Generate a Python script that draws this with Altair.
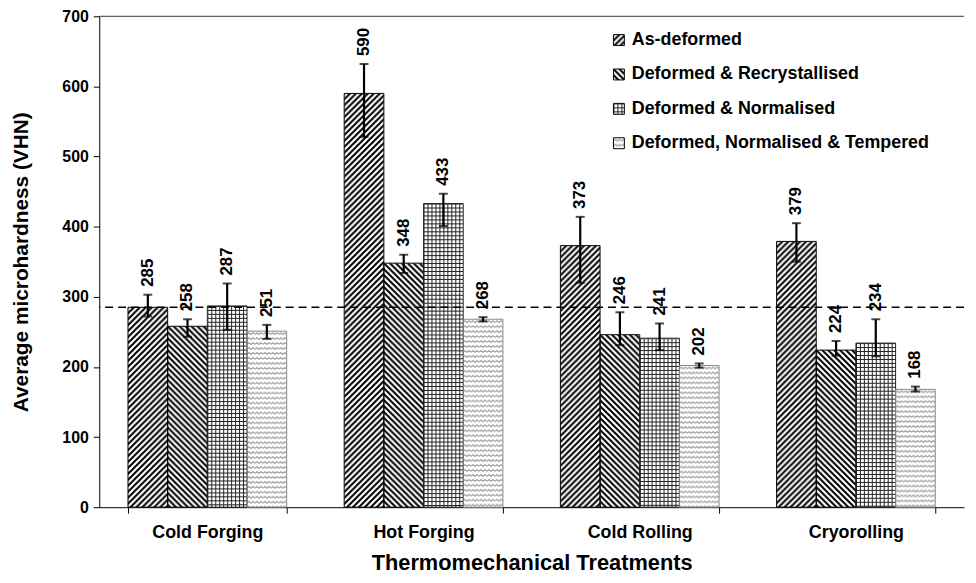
================
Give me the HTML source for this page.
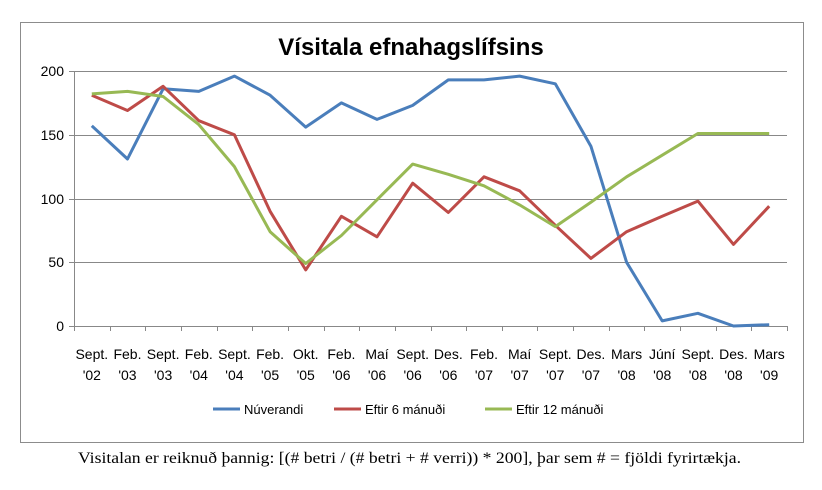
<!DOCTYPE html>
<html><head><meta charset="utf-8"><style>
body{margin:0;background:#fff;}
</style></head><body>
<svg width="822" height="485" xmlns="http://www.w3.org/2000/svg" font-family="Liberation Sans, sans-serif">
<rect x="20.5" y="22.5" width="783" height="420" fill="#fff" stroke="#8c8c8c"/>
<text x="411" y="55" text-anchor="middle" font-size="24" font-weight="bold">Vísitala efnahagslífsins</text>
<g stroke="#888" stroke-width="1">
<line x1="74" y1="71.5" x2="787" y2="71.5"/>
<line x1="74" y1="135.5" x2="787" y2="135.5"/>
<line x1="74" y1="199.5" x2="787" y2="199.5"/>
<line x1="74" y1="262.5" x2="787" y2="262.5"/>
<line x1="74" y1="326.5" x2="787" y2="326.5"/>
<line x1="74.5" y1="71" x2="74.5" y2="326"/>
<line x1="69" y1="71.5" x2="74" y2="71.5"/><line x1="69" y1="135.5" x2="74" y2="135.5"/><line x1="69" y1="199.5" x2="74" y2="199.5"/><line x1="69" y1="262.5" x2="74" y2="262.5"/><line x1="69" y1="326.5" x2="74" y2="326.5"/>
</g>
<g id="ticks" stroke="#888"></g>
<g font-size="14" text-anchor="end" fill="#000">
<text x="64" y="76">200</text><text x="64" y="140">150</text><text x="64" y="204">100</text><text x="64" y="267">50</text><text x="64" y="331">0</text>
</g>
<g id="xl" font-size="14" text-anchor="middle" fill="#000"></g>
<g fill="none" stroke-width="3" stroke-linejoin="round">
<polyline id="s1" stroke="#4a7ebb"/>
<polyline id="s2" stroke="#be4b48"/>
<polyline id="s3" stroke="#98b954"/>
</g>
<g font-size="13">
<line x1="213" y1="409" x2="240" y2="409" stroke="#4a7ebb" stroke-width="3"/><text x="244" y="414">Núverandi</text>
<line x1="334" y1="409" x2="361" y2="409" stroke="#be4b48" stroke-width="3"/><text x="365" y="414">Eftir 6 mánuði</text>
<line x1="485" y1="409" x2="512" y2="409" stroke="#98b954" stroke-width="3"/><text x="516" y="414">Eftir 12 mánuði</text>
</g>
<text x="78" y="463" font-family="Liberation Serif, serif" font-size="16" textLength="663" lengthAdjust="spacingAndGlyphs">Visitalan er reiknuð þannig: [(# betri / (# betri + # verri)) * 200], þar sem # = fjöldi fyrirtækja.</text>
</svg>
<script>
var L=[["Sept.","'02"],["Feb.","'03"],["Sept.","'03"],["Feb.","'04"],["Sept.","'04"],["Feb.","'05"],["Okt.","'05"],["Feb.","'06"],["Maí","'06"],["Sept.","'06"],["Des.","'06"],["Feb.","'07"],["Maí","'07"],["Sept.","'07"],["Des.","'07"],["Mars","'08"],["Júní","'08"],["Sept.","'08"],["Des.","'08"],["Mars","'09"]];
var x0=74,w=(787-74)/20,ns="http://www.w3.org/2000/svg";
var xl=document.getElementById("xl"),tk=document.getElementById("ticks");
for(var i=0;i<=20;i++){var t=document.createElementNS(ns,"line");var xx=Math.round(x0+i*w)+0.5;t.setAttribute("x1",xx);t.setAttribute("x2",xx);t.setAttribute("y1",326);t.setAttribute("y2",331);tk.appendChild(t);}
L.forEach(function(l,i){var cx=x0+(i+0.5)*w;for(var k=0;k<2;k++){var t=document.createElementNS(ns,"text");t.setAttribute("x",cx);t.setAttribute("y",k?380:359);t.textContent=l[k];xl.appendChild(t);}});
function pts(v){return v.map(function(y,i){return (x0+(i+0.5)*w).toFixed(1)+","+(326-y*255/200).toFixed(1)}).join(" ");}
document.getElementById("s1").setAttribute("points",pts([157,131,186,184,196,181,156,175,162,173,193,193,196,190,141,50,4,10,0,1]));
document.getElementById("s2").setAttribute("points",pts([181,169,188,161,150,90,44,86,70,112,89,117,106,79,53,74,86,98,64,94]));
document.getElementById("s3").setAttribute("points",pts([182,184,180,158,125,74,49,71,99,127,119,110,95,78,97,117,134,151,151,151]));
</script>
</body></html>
================
Task instructions. Show every line from the entries above in which "this" appears.

Solution below.
Generate a Python script that draws this with Altair.
Give me the HTML source for this page.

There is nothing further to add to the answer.